Outdoor pest rant thread

I’ve ordered an organic slug pellet product. National post services have been on strike for the so-manieth time while they can’t even do a proper job as it is, and meanwhile slugs are demolishing my plants despite many beer cups being around. After a week of waiting for my slug pellets, picking snails and replacing beer cups, I’ve fucking had it! Almost all my latest plants have been gobbled up with snail tracks all around them, sometimes leaving just a stem, sometimes just a top without a bottom, and a lot of times an at first sight seemingly healthy plant with an eaten bare stem that has almost no ability left for growth. My bigger plants stay spared luckily, but man do I hate these fuckers. I even spread coffee around the ones that were most affected but they managed to found ways around for some and others are having more trouble scrambling back than they have time for it since flowering is edging closer every day.

I’m off to the store to buy the product I ordered for more money cause postal services here suck more than a black hole. Though not as much as slugs. They definitely suck more. I wish slugs would instantly liquidize upon touching my plants. I should breed in that quality. Anyone have a plant that does that?

Feel free to post your outdoor pest rant below. I’m sure many of us have a few and venting can be cathartic.

8 Likes

We don’t have slugs that I’ve noticed. They likely all evaporated in the heat. But I’m about to ruin some Japanese beetles. :rage:

4 Likes

I hear they taste great grilled with some teriyaki sauce. JK but I bet they taste better than the feeling of demolished plants.

1 Like

Apparently (according to at least 1 source) Japanese beetles stay away from dead Japanese beetle bodies; so if you catch them and put their pretty green heads on a stake surrounding your plants, you should be good!

2 Likes

Next season, make a perimeter around the plants and set a chicken patrol ^^

4 Likes

I’ve had some success with cooking spray on the outside of hard pots to help deter slugs.
Not 100% but slows em down enough to manage.
:v:

2 Likes

full soil :grimacing:
Like I said, off to the store to get the irontrifosfate pellets, safe for chickens and cats and kids, and they break down into iron and fosfates that are naturally present in soil. Good enough for me! I don’t think they kill snails though but they present a far less invasive problem.

4 Likes

Put sticky traps around your plants with salt all over them? Make like an electric fence barrier so when they touch it they say oh hell nah im good on that

2 Likes

Might as well use copper strips or wire if you’re going for something like that. Doesn’t rain out (rains frequently here) and they get shocked too.
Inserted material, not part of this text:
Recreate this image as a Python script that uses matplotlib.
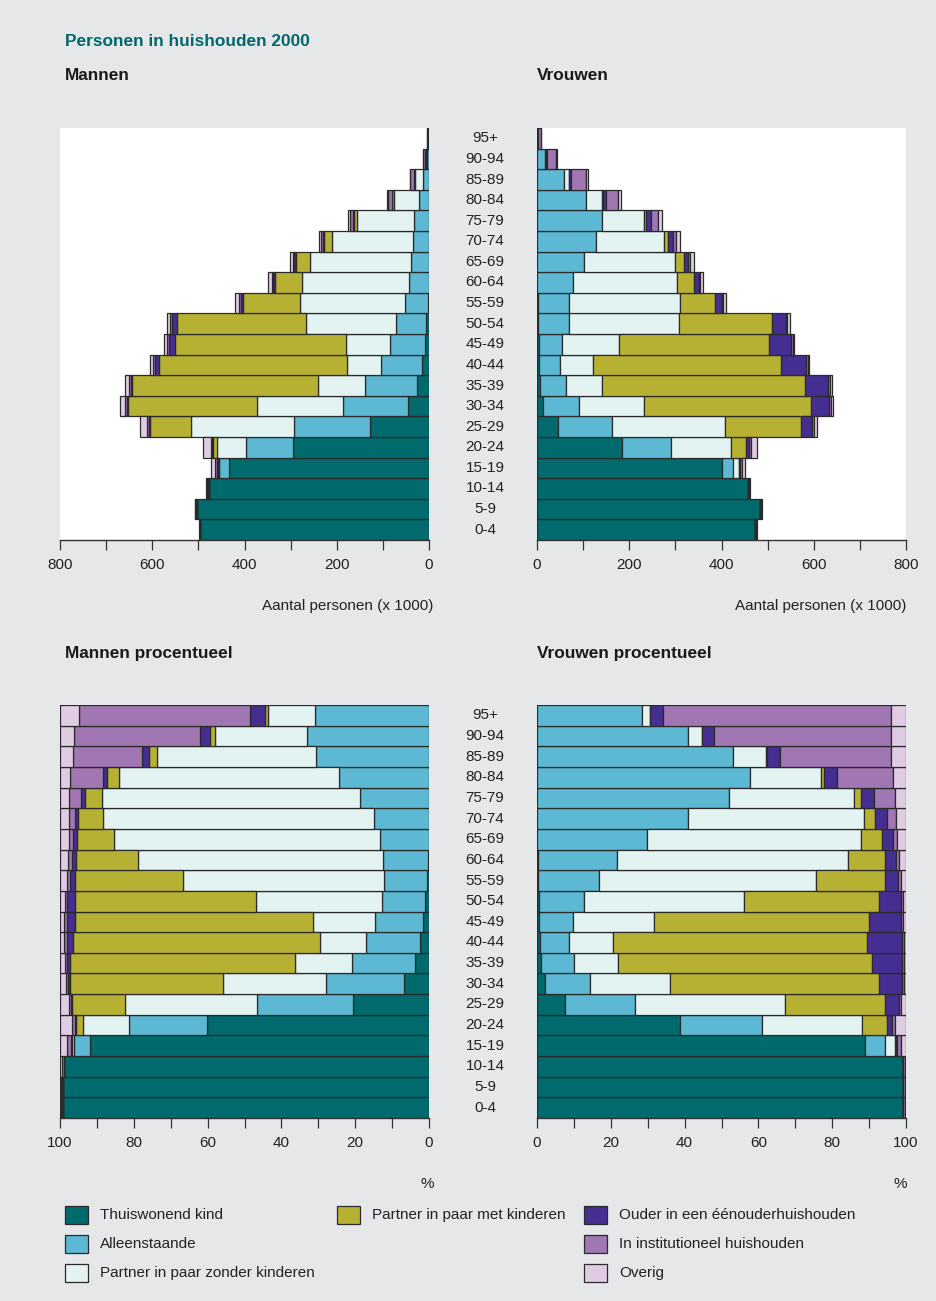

None of those are easier than just getting those pellets though :man_shrugging:

And the pellets have some scent that slugs find irresistable while salt and copper are not a slug’s friend, and thus don’t kill in high numbers. The salt is bad for the soil and my soil isn’t the best as it is. I’ve tried copper before and it works until they find a bridge to your plants, then you’re fucked.

2 Likes

Ehh just a thought lol

And I appreciate the thought, but I also kinda cringe when I see a slug get hit with salt. Supposedly it’s a pretty painful experience for the slug. Not to say the irontrifosfate is painless or anything, but they just eat it and then go back into the soil where they die, without posing threats for hedgehogs who like to eat snails (we have frequent hedgehog visitors here so not all slug poisons are good)

2 Likes

Ever try Garlic bulbs?
Pulverized in your blender.
I give my indoors a dose, letting a bag of garlic bulb pulp, hang in my watering tote.
I add a shot glass of spent cooking oil, more for bugs, and unseen critters, as I water my plants with it.
Once a cycle anyway.
IDK, just wondering.

1 Like

Next year Ill trellis the grape and expand the chicken fence. I saw @GlassJoeGrows grape protector bags right after this and now I’ve got a plan.

🪲🪲🐔

3 Likes

THIS works just fine! No snails, grasshoppers etc. left :+1:t3:

3 Likes

I have a lot of bantams running around, I’ve had to help one that was choking on a slug once :roll_eyes:

Just spread around the slug pellets, and I noticed the slugs apparently have the same tastes as me, the strains I love most are the ones that got eaten the most :angry:

3 Likes

Mine are a bit bigger. They catch mice :smile:

1 Like

my Ayam Ketawa would catch mice too if my cats didn’t scare them away. The cats are scared of the laughing chickens too.

the nuclear solution to bugs:

For slugs I put beer in a saucer and I have some organic slug bait by ortho.
Seems to work pretty good

Oh man, I have been in an epic battle with slugs this year. We’ve been stuck in a never-ending rain pattern and everything is so damned wet the slug situation is insane. Most years I can put down some of the iron phosphate in the area around my planters once or twice in a grow season and basically be set… not this year.

I’ve been killing them with a trowel, going out on patrol several times a day.

YMMV but I read something online that said the beer traps actually attract more slugs. Local hippies swear by it but this year I’m sticking with my trowel.